[Start PROVIDED ENTRIES]

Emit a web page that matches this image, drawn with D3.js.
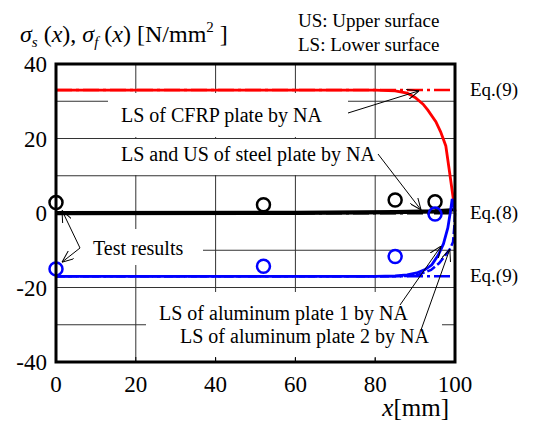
<!DOCTYPE html>
<html>
<head>
<meta charset="utf-8">
<script src="https://cdn.jsdelivr.net/npm/d3@7"></script>
<style>
  body { margin: 0; background: #fff; }
  text { font-family: "Liberation Serif", "Times New Roman", serif; fill: #000; }
</style>
</head>
<body>
<div id="chart"></div>
<script>
// axis ticks
const xTicks = [0, 20, 40, 60, 80, 100];
const yTicks = [-40, -20, 0, 20, 40];
const yGrid = [-30, -20, -10, 0, 10, 20, 30];
const xGrid = [20, 40, 60, 80];

// LS of CFRP plate by NA  [x, sigma]
const cfrpNA = [[0, 33], [80, 33], [85, 32.8], [88, 32.2], [90, 31.0], [92, 29.2], [93.2, 27.6],
  [95.2, 24.5], [96.4, 21.8], [97.7, 18], [98.5, 12], [99.3, 5.9], [100, 0.5]];
// steel plate LS / US by NA
const steelLS = [[0, -0.3], [60, -0.2], [85, 0], [95, 0.3], [100, 0.8]];
const steelUS = [[0, 0.2], [60, 0.3], [85, 0.5], [95, 0.7], [100, 1.0]];
// aluminum plates by NA
const alu1NA = [[0, -17], [80, -17], [85, -16.9], [88, -16.6], [90.4, -16.1], [92.5, -15.2], [94.2, -13.9],
  [95.8, -11.3], [97.1, -8.3], [98.2, -4], [98.8, 0], [99.3, 3.8], [100, 0.3]];
const alu2NA = [[0, -17], [85, -17], [88, -16.9], [91, -16.5], [94, -15.3], [96, -13.5], [97.5, -11.5],
  [98.7, -9.7], [99.5, -7.8], [99.8, -4], [100, 0]];
// closed form
const eq9cfrp = [[0, 33], [100, 33]];
const eq8steel = [[0, 0], [100, 0]];
const eq9alu = [[0, -17], [100, -17]];
// test results
const testX = [0, 52, 85, 95];
const testSteel = [2.8, 2.2, 3.5, 3.0];
const testAlu = [-15, -14.3, -11.7, -0.3];

const width = 546, height = 421;
const margin = { left: 56, right: 91, top: 64, bottom: 59 };

const svg = d3.select("#chart").append("svg")
  .attr("width", width).attr("height", height);

const x = d3.scaleLinear().domain([0, 100]).range([margin.left, width - margin.right]);
const y = d3.scaleLinear().domain([-40, 40]).range([height - margin.bottom, margin.top]);

const defs = svg.append("defs");
defs.append("marker").attr("id", "arr")
  .attr("viewBox", "0 0 12 10").attr("refX", 12).attr("refY", 5)
  .attr("markerWidth", 12).attr("markerHeight", 10).attr("markerUnits", "userSpaceOnUse")
  .attr("orient", "auto")
  .append("path").attr("d", "M0,0 L12,5 L0,10")
  .attr("fill", "none").attr("stroke", "#000").attr("stroke-width", 1);

// gridlines
svg.append("g").selectAll("line").data(xGrid).enter().append("line")
  .attr("x1", d => x(d)).attr("x2", d => x(d))
  .attr("y1", y(40)).attr("y2", y(-40))
  .attr("stroke", "#333").attr("stroke-width", 1);
svg.append("g").selectAll("line").data(yGrid).enter().append("line")
  .attr("x1", x(0)).attr("x2", x(100))
  .attr("y1", d => y(d)).attr("y2", d => y(d))
  .attr("stroke", "#333").attr("stroke-width", 1);

// white boxes behind the notes
const boxes = [
  [108, 93, 240, 44],
  [108, 139, 270, 36],
  [57, 229, 146, 36],
  [146, 292, 296, 66]
];
svg.append("g").selectAll("rect").data(boxes).enter().append("rect")
  .attr("x", d => d[0]).attr("y", d => d[1]).attr("width", d => d[2]).attr("height", d => d[3])
  .attr("fill", "#fff");

// inner ticks at bottom
svg.append("g").selectAll("line").data(xGrid).enter().append("line")
  .attr("x1", d => x(d)).attr("x2", d => x(d))
  .attr("y1", y(-40)).attr("y2", y(-40) - 5)
  .attr("stroke", "#000").attr("stroke-width", 1);

const line = d3.line().x(d => x(d[0])).y(d => y(d[1]));

function drawLine(data, color, w, dash) {
  svg.append("path").datum(data)
    .attr("d", line)
    .attr("fill", "none")
    .attr("stroke", color)
    .attr("stroke-width", w)
    .attr("stroke-dasharray", dash || null);
}

const dashDot = "16,4,3,4";
drawLine(eq9cfrp, "#ff0000", 2.5, dashDot);
drawLine(cfrpNA, "#ff0000", 2.8);
drawLine(eq8steel, "#000", 3, dashDot);
drawLine(steelLS, "#000", 2.5);
drawLine(steelUS, "#000", 2.5);
drawLine(eq9alu, "#0000ff", 2.5, dashDot);
drawLine(alu2NA, "#0000ff", 2.5, "9,3");
drawLine(alu1NA, "#0000ff", 2.8);

// test results
svg.append("g").selectAll("circle").data(testX).enter().append("circle")
  .attr("cx", d => x(d)).attr("cy", (d, i) => y(testSteel[i])).attr("r", 6.5)
  .attr("fill", "none").attr("stroke", "#000").attr("stroke-width", 2.5);
svg.append("g").selectAll("circle").data(testX).enter().append("circle")
  .attr("cx", d => x(d)).attr("cy", (d, i) => y(testAlu[i])).attr("r", 6.5)
  .attr("fill", "none").attr("stroke", "#0000ff").attr("stroke-width", 2.5);

// frame
svg.append("rect")
  .attr("x", x(0)).attr("y", y(40))
  .attr("width", x(100) - x(0)).attr("height", y(-40) - y(40))
  .attr("fill", "none").attr("stroke", "#000").attr("stroke-width", 3);

// tick labels
svg.append("g").selectAll("text").data(xTicks).enter().append("text")
  .attr("x", d => x(d)).attr("y", 392)
  .attr("text-anchor", "middle").attr("font-size", 23)
  .text(d => d);
svg.append("g").selectAll("text").data(yTicks).enter().append("text")
  .attr("x", 47).attr("y", d => y(d) + 8)
  .attr("text-anchor", "end").attr("font-size", 23)
  .text(d => d);

// axis titles
const yt = svg.append("text").attr("x", 20).attr("y", 42).attr("font-size", 24);
yt.append("tspan").attr("font-style", "italic").text("σ");
yt.append("tspan").attr("font-style", "italic").attr("font-size", 15).attr("dy", 5).text("s");
yt.append("tspan").attr("dy", -5).text(" (");
yt.append("tspan").attr("font-style", "italic").text("x");
yt.append("tspan").text("), ");
yt.append("tspan").attr("font-style", "italic").text("σ");
yt.append("tspan").attr("font-style", "italic").attr("font-size", 15).attr("dy", 5).text("f");
yt.append("tspan").attr("dy", -5).text(" (");
yt.append("tspan").attr("font-style", "italic").text("x");
yt.append("tspan").text(") [N/mm");
yt.append("tspan").attr("font-size", 15).attr("dy", -10).text("2");
yt.append("tspan").attr("dy", 10).text(" ]");

const xt = svg.append("text").attr("x", 449).attr("y", 416).attr("font-size", 25).attr("text-anchor", "end");
xt.append("tspan").attr("font-style", "italic").text("x");
xt.append("tspan").text("[mm]");

svg.append("text").attr("x", 298).attr("y", 27).attr("font-size", 19).text("US: Upper surface");
svg.append("text").attr("x", 298).attr("y", 51).attr("font-size", 19).text("LS: Lower surface");

// equation labels on the right
const eqLabels = [["Eq.(9)", 33], ["Eq.(8)", 0], ["Eq.(9)", -17]];
svg.append("g").selectAll("text").data(eqLabels).enter().append("text")
  .attr("x", 470).attr("y", d => y(d[1]) + 6).attr("font-size", 19)
  .text(d => d[0]);

// notes
const notes = [
  ["LS of CFRP plate by NA", 121, 122],
  ["LS and US of steel plate by NA", 121, 161],
  ["Test results", 93, 255],
  ["LS of aluminum plate 1 by NA", 159, 320],
  ["LS of aluminum plate 2 by NA", 180, 343]
];
svg.append("g").selectAll("text").data(notes).enter().append("text")
  .attr("x", d => d[1]).attr("y", d => d[2]).attr("font-size", 20)
  .text(d => d[0]);

// leader arrows [x1, y1, x2 (data), y2 (data)]
const arrows = [
  [348, 113, 91, 32.8],
  [378, 154, 91.5, 0.8],
  [80, 248, 1.5, 0.7],
  [80, 248, 1.5, -13.2],
  [400, 305, 96.5, -8.9],
  [421, 330, 98.7, -9.7]
];
svg.append("g").selectAll("line").data(arrows).enter().append("line")
  .attr("x1", d => d[0]).attr("y1", d => d[1])
  .attr("x2", d => x(d[2])).attr("y2", d => y(d[3]))
  .attr("stroke", "#000").attr("stroke-width", 1)
  .attr("marker-end", "url(#arr)");
</script>
</body>
</html>
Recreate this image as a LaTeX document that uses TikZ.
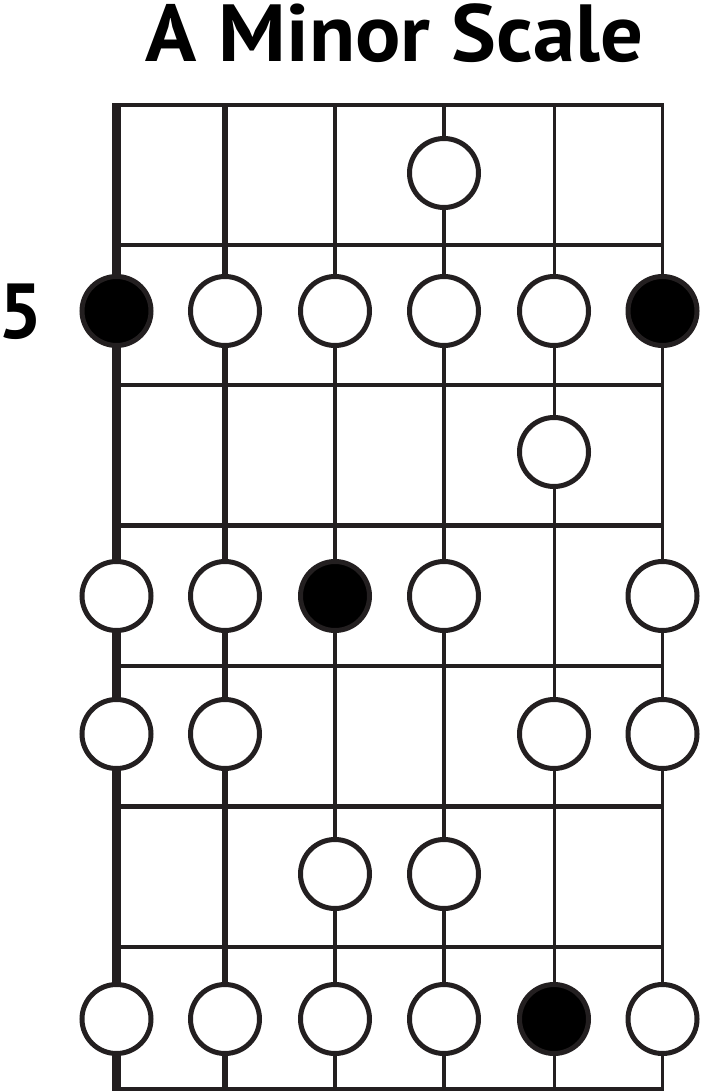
\documentclass[tikz,border=0pt]{standalone}
\usepackage{fontspec}
\setmainfont{PT Sans}
\definecolor{ink}{HTML}{231F20}
\begin{document}
\begin{tikzpicture}[x=1pt, y=-1pt,
          fret/.style={draw=ink, line width=4.5pt},
          opennote/.style={circle, minimum size=69pt, inner sep=0pt, line width=5pt, draw=ink, fill=white},
          rootnote/.style={opennote, fill=black}]
          \useasboundingbox (0,0) rectangle (701,1091);
          \node[font=\bfseries\fontsize{81}{81}\selectfont, anchor=base, xscale=1.045] (title) at (394.5,62){A Minor Scale};
          \node[font=\bfseries\fontsize{78}{78}\selectfont, anchor=base, inner sep=0pt] (pos) at (21,338){5};
          % frets
          \coordinate (fl0) at (112,105);  \coordinate (fr0) at (664,105);
          \coordinate (fl1) at (112,245);  \coordinate (fr1) at (664,245);
          \coordinate (fl2) at (112,385);  \coordinate (fr2) at (664,385);
          \coordinate (fl3) at (112,525.5);  \coordinate (fr3) at (664,525.5);
          \coordinate (fl4) at (112,666);  \coordinate (fr4) at (664,666);
          \coordinate (fl5) at (112,806.5);  \coordinate (fr5) at (664,806.5);
          \coordinate (fl6) at (112,947);  \coordinate (fr6) at (664,947);
          \coordinate (fl7) at (112,1089);  \coordinate (fr7) at (664,1089);
          \draw[fret](fl0) -- (fr0);
          \draw[fret](fl1) -- (fr1);
          \draw[fret](fl2) -- (fr2);
          \draw[fret](fl3) -- (fr3);
          \draw[fret](fl4) -- (fr4);
          \draw[fret](fl5) -- (fr5);
          \draw[fret](fl6) -- (fr6);
          \draw[fret](fl7) -- (fr7);
          % strings
          \coordinate (st1) at (116.5,105);  \coordinate (sb1) at (116.5,1089);
          \coordinate (st2) at (225,105);  \coordinate (sb2) at (225,1089);
          \coordinate (st3) at (335,105);  \coordinate (sb3) at (335,1089);
          \coordinate (st4) at (444,105);  \coordinate (sb4) at (444,1089);
          \coordinate (st5) at (554,105);  \coordinate (sb5) at (554,1089);
          \coordinate (st6) at (662.5,105);  \coordinate (sb6) at (662.5,1089);
          \draw[ink, line width=9pt](st1) -- (sb1);
          \draw[ink, line width=6pt](st2) -- (sb2);
          \draw[ink, line width=4.5pt](st3) -- (sb3);
          \draw[ink, line width=4pt](st4) -- (sb4);
          \draw[ink, line width=3pt](st5) -- (sb5);
          \draw[ink, line width=3pt](st6) -- (sb6);
          % notes
          \node[opennote] (nid14) at (444,173){};
          \node[rootnote] (nid21) at (116.5,311){};
          \node[opennote] (nid22) at (225,311){};
          \node[opennote] (nid23) at (335,311){};
          \node[opennote] (nid24) at (444,311){};
          \node[opennote] (nid25) at (554,311){};
          \node[rootnote] (nid26) at (662.5,311){};
          \node[opennote] (nid35) at (554,452){};
          \node[opennote] (nid41) at (116.5,596){};
          \node[opennote] (nid42) at (225,596){};
          \node[rootnote] (nid43) at (335,596){};
          \node[opennote] (nid44) at (444,596){};
          \node[opennote] (nid46) at (662.5,596){};
          \node[opennote] (nid51) at (116.5,734){};
          \node[opennote] (nid52) at (225,734){};
          \node[opennote] (nid55) at (554,734){};
          \node[opennote] (nid56) at (662.5,734){};
          \node[opennote] (nid63) at (335,874){};
          \node[opennote] (nid64) at (444,874){};
          \node[opennote] (nid71) at (116.5,1019){};
          \node[opennote] (nid72) at (225,1019){};
          \node[opennote] (nid73) at (335,1019){};
          \node[opennote] (nid74) at (444,1019){};
          \node[rootnote] (nid75) at (554,1019){};
          \node[opennote] (nid76) at (662.5,1019){};
        \end{tikzpicture}
\end{document}
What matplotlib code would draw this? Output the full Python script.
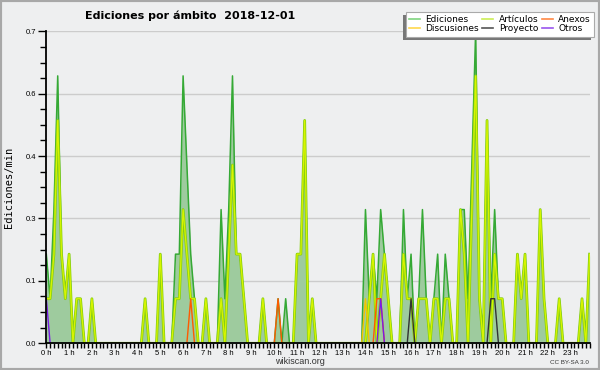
"""Edits per 10-minute slot by namespace, wikiscan style area chart."""

import matplotlib as mpl
mpl.use("Agg")
import matplotlib.pyplot as plt
import matplotlib.patheffects as pe
from matplotlib.lines import Line2D
from matplotlib.patches import Rectangle
from matplotlib.transforms import IdentityTransform
import numpy as np

# edits per 10 min slot (144 slots, 00:00 .. 23:50); plotted as edits/min
EDICIONES = [
    2, 1, 3, 6, 2, 1, 2, 0, 1, 1, 0, 0,
    1, 0, 0, 0, 0, 0, 0, 0, 0, 0, 0, 0,
    0, 0, 1, 0, 0, 0, 2, 0, 0, 0, 2, 2,
    6, 4, 2, 1, 0, 0, 1, 0, 0, 0, 3, 1,
    3, 6, 2, 2, 1, 0, 0, 0, 0, 1, 0, 0,
    0, 1, 0, 1, 0, 0, 2, 2, 5, 0, 1, 0,
    0, 0, 0, 0, 0, 0, 0, 0, 0, 0, 0, 0,
    3, 1, 2, 1, 3, 2, 1, 0, 0, 0, 3, 1,
    2, 0, 1, 3, 1, 0, 1, 2, 0, 2, 1, 0,
    0, 3, 3, 1, 4, 7, 1, 0, 5, 1, 3, 1,
    1, 0, 0, 0, 2, 1, 2, 0, 0, 0, 3, 1,
    0, 0, 0, 1, 0, 0, 0, 0, 0, 1, 0, 2,
]
ARTICULOS = [
    1, 1, 2, 5, 2, 1, 2, 0, 1, 1, 0, 0,
    1, 0, 0, 0, 0, 0, 0, 0, 0, 0, 0, 0,
    0, 0, 1, 0, 0, 0, 2, 0, 0, 0, 1, 1,
    3, 2, 1, 1, 0, 0, 1, 0, 0, 0, 1, 0,
    2, 4, 2, 2, 1, 0, 0, 0, 0, 1, 0, 0,
    0, 0, 0, 0, 0, 0, 2, 2, 5, 0, 1, 0,
    0, 0, 0, 0, 0, 0, 0, 0, 0, 0, 0, 0,
    0, 1, 2, 0, 1, 2, 1, 0, 0, 0, 2, 1,
    1, 0, 1, 1, 1, 0, 1, 1, 0, 1, 1, 0,
    0, 3, 2, 0, 3, 6, 1, 0, 5, 0, 2, 1,
    1, 0, 0, 0, 2, 1, 2, 0, 0, 0, 3, 1,
    0, 0, 0, 1, 0, 0, 0, 0, 0, 1, 0, 2,
]
DISCUSIONES = {84: 1}
ANEXOS = {38: 1, 61: 1, 87: 1, 88: 1}
PROYECTO = {96: 1, 117: 1, 118: 1}
OTROS = {0: 1, 88: 1}

HOUR_LABELS = [f"{h} h" for h in range(24)]
Y_TICKS = [0.0, 0.14, 0.28, 0.42, 0.56, 0.7]

BG = "#eeeff0"


def sparse_series(values: dict[int, int]) -> np.ndarray:
    series = np.zeros(len(EDICIONES))
    for slot, count in values.items():
        series[slot] = count / 10.0
    return series


def main() -> None:
    hours = np.arange(len(EDICIONES)) / 6.0
    total = np.array(EDICIONES) / 10.0
    articulos = np.array(ARTICULOS) / 10.0

    fig = plt.figure(figsize=(6.0, 3.7), dpi=100, facecolor=BG)
    fig.patches.append(
        Rectangle((0, 0), 1, 1, transform=fig.transFigure, fill=False,
                  edgecolor="#a8a8a8", linewidth=3, zorder=0)
    )
    ax = fig.add_axes([0.0772, 0.0722, 0.9055, 0.8432], facecolor=BG)

    ax.fill_between(hours, 0, total, color="#9ecb9e", linewidth=0, zorder=2)
    ax.plot(hours, total, color="#35a935", linewidth=1.1, zorder=3)
    ax.plot(
        hours, articulos, color="#d8f500", linewidth=0.9, zorder=4,
        path_effects=[pe.Stroke(linewidth=2.0, foreground="#86cf10"), pe.Normal()],
    )
    extra = [
        (DISCUSIONES, "#f2c400"),
        (ANEXOS, "#ff5a00"),
        (PROYECTO, "#333333"),
        (OTROS, "#7a1ae8"),
    ]
    for values, color in extra:
        series = sparse_series(values)
        masked = np.where(
            (series > 0) | (np.roll(series, 1) > 0) | (np.roll(series, -1) > 0),
            series, np.nan,
        )
        ax.plot(hours, masked, color=color, linewidth=1.0, zorder=5)

    ax.set_xlim(0, hours[-1])
    ax.set_ylim(0, 0.7)
    ax.set_yticks(Y_TICKS)
    ax.set_yticklabels([f"{v:.1f}" for v in Y_TICKS])
    ax.set_yticks(np.arange(0, 0.7001, 0.035), minor=True)
    ax.set_xticks(range(24))
    ax.set_xticklabels(HOUR_LABELS)
    ax.set_xticks(np.arange(0, hours[-1] + 0.01, 1 / 6), minor=True)
    ax.grid(axis="y", color="#cccccc", linewidth=1.0, zorder=1)
    ax.set_axisbelow(True)
    for side in ("top", "right"):
        ax.spines[side].set_visible(False)
    for side in ("left", "bottom"):
        ax.spines[side].set_linewidth(1.3)
        ax.spines[side].set_zorder(10)
    ax.tick_params(axis="both", which="both", labelsize=5.5, width=1.0, pad=1.5)
    ax.tick_params(axis="y", which="major", length=6)
    ax.tick_params(axis="y", which="minor", length=4)
    ax.tick_params(axis="x", which="both", length=3.5)
    for label in ax.get_xticklabels() + ax.get_yticklabels():
        label.set_fontfamily("Liberation Sans")

    ax.set_ylabel("Ediciones/min", fontsize=7.5, family="DejaVu Sans Mono", labelpad=8)
    fig.text(0.142, 0.958, "Ediciones por ámbito  2018-12-01", fontsize=8,
             fontweight="bold", family="DejaVu Sans", ha="left", va="center")
    fig.text(0.5, 0.022, "wikiscan.org", fontsize=6.5, family="Liberation Sans",
             color="#333333", ha="center", va="center")
    fig.text(0.982, 0.02, "CC BY-SA 3.0", fontsize=4.5, family="Liberation Sans",
             color="#333333", ha="right", va="center")

    handles = [
        Line2D([0], [0], color="#7fd47f", lw=1.2, label="Ediciones"),
        Line2D([0], [0], color="#ffd84d", lw=1.2, label="Discusiones"),
        Line2D([0], [0], color="#ccee55", lw=1.2, label="Artículos"),
        Line2D([0], [0], color="#555555", lw=1.2, label="Proyecto"),
        Line2D([0], [0], color="#ff8844", lw=1.2, label="Anexos"),
        Line2D([0], [0], color="#9955ee", lw=1.2, label="Otros"),
    ]
    legend = fig.legend(
        handles=handles, loc="upper right", bbox_to_anchor=(0.99, 0.968),
        ncol=3, fontsize=6.5, frameon=True, fancybox=False, borderaxespad=0,
        handlelength=1.2, handletextpad=0.6, columnspacing=0.4,
        labelspacing=0.05, borderpad=0.35,
    )
    legend.get_frame().set_edgecolor("#aaaaaa")
    legend.get_frame().set_linewidth(0.8)
    legend.get_frame().set_facecolor("white")
    legend.get_frame().set_alpha(1)
    legend.set_zorder(6)

    fig.canvas.draw()
    box = legend.get_window_extent()
    fig.add_artist(Rectangle((box.x0 - 3, box.y0 - 3), box.width, box.height,
                             transform=IdentityTransform(), facecolor="#777777",
                             edgecolor="none", zorder=5))

    fig.savefig("out.png", dpi=100, facecolor=BG)
    plt.close(fig)


if __name__ == "__main__":
    main()
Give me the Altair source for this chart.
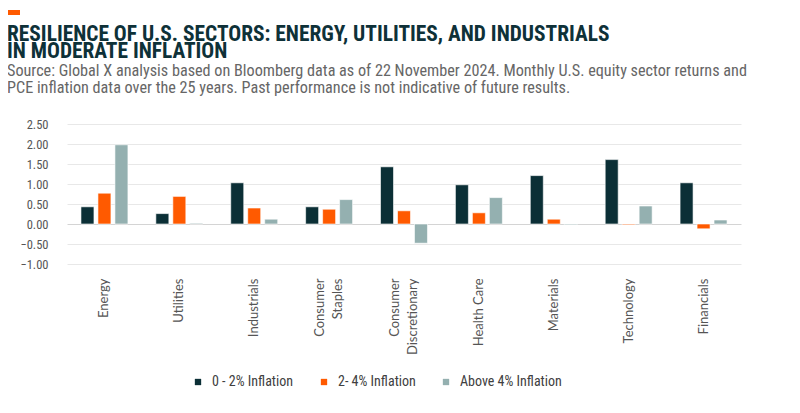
import altair as alt
import pandas as pd

sectors = ["Energy", "Utilities", "Industrials", "Consumer Staples",
           "Consumer Discretionary", "Health Care", "Materials",
           "Technology", "Financials"]
series = ["0 - 2% Inflation", "2- 4% Inflation", "Above 4% Inflation"]
low_infl = [0.43, 0.26, 1.03, 0.43, 1.43, 0.98, 1.21, 1.61, 1.03]
mid_infl = [0.77, 0.69, 0.40, 0.37, 0.33, 0.28, 0.12, -0.02, -0.12]
high_infl = [1.98, 0.02, 0.12, 0.61, -0.48, 0.66, -0.02, 0.45, 0.10]
y_ticks = [-1.0, -0.5, 0.0, 0.5, 1.0, 1.5, 2.0, 2.5]
colors = ["#0b2f36", "#ff5a00", "#94b0b0"]

rows = []
for vals, s in zip([low_infl, mid_infl, high_infl], series):
    for sec, v in zip(sectors, vals):
        rows.append({"sector": sec, "series": s, "value": v})
df = pd.DataFrame(rows)

COND = "Roboto Condensed, DejaVu Sans Condensed, sans-serif"

bars = alt.Chart(df).mark_bar(stroke="white", strokeWidth=0.6).encode(
    x=alt.X("sector:N", sort=sectors, title=None,
            scale=alt.Scale(paddingInner=0.373, paddingOuter=0.1865),
            axis=alt.Axis(labelAngle=-90, labelAlign="right", labelBaseline="middle",
                          labelFont="Lato", labelFontSize=13, labelColor="#555555",
                          labelPadding=14, ticks=False, tickSize=0, domain=False,
                          labelLineHeight=18, labelOverlap=False,
                          labelOffset={"condition": {"test": "indexof(datum.label, 'Consumer') == 0", "value": -9}, "value": 0},
                          labelExpr="indexof(datum.label, 'Consumer') == 0 ? split(datum.label, ' ') : datum.label")),
    xOffset=alt.XOffset("series:N", sort=series,
                        scale=alt.Scale(paddingInner=0.235, paddingOuter=0)),
    y=alt.Y("value:Q", title=None,
            scale=alt.Scale(domain=[-1, 2.5], nice=False, zero=False),
            axis=alt.Axis(values=y_ticks, format=".2f", labelFont=COND,
                          labelFontSize=12.5, labelColor="#555555", labelPadding=19,
                          ticks=False, tickSize=0, domain=False, labelOverlap=False,
                          grid=True, gridWidth=1,
                          gridColor={"condition": {"test": "datum.value === 0", "value": "#d4d4d4"}, "value": "#e8e8e8"})),
    color=alt.Color("series:N", sort=series,
                    scale=alt.Scale(domain=series, range=colors),
                    legend=alt.Legend(title=None, orient="none", direction="horizontal",
                                      legendX=124, legendY=251, symbolType="square",
                                      symbolSize=40, symbolStrokeWidth=0,
                                      labelFont=COND, labelFontSize=14,
                                      labelColor="#404040", labelOffset=7,
                                      columnPadding=23, padding=0)),
)

accent = alt.Chart(alt.Data(values=[{}])).mark_rect(color="#ff5a00").encode(
    x=alt.value(-60), x2=alt.value(-47), y=alt.value(-114), y2=alt.value(-109)
)

chart = alt.layer(bars, accent).properties(
    width=674, height=140,
    autosize=alt.AutoSizeParams(type="none"),
    padding={"left": 59, "top": 116, "right": 51, "bottom": 141},
    title=alt.TitleParams(
        text=["RESILIENCE OF U.S. SECTORS: ENERGY, UTILITIES, AND INDUSTRIALS",
              "IN MODERATE INFLATION"],
        subtitle=["Source: Global X analysis based on Bloomberg data as of 22 November 2024. Monthly U.S. equity sector returns and",
                  "PCE inflation data over the 25 years. Past performance is not indicative of future results."],
        anchor="start", frame="group", orient="top", dx=-60, dy=86, offset=0,
        font=COND, fontSize=21.4, fontWeight="bold", color="#0e3138", lineHeight=17,
        subtitleFont=COND, subtitleFontSize=16.2, subtitleColor="#666666",
        subtitleLineHeight=16.5, subtitlePadding=1,
    ),
).configure_view(stroke=None)

chart.save("out.html", embed_options={"renderer": "svg", "actions": False})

[End PROVIDED ENTRIES]

> [WHAT IS BEING ASKED]:
Transcribe only the lines above that start at the line containing "What matplotlib code" and end at the line containing "import numpy as np". Omit pictures.

> [SOLUTION]:
What matplotlib code would draw this? Output the full Python script.
"""Edits per 10-minute slot by namespace, wikiscan style area chart."""

import matplotlib as mpl
mpl.use("Agg")
import matplotlib.pyplot as plt
import matplotlib.patheffects as pe
from matplotlib.lines import Line2D
from matplotlib.patches import Rectangle
from matplotlib.transforms import IdentityTransform
import numpy as np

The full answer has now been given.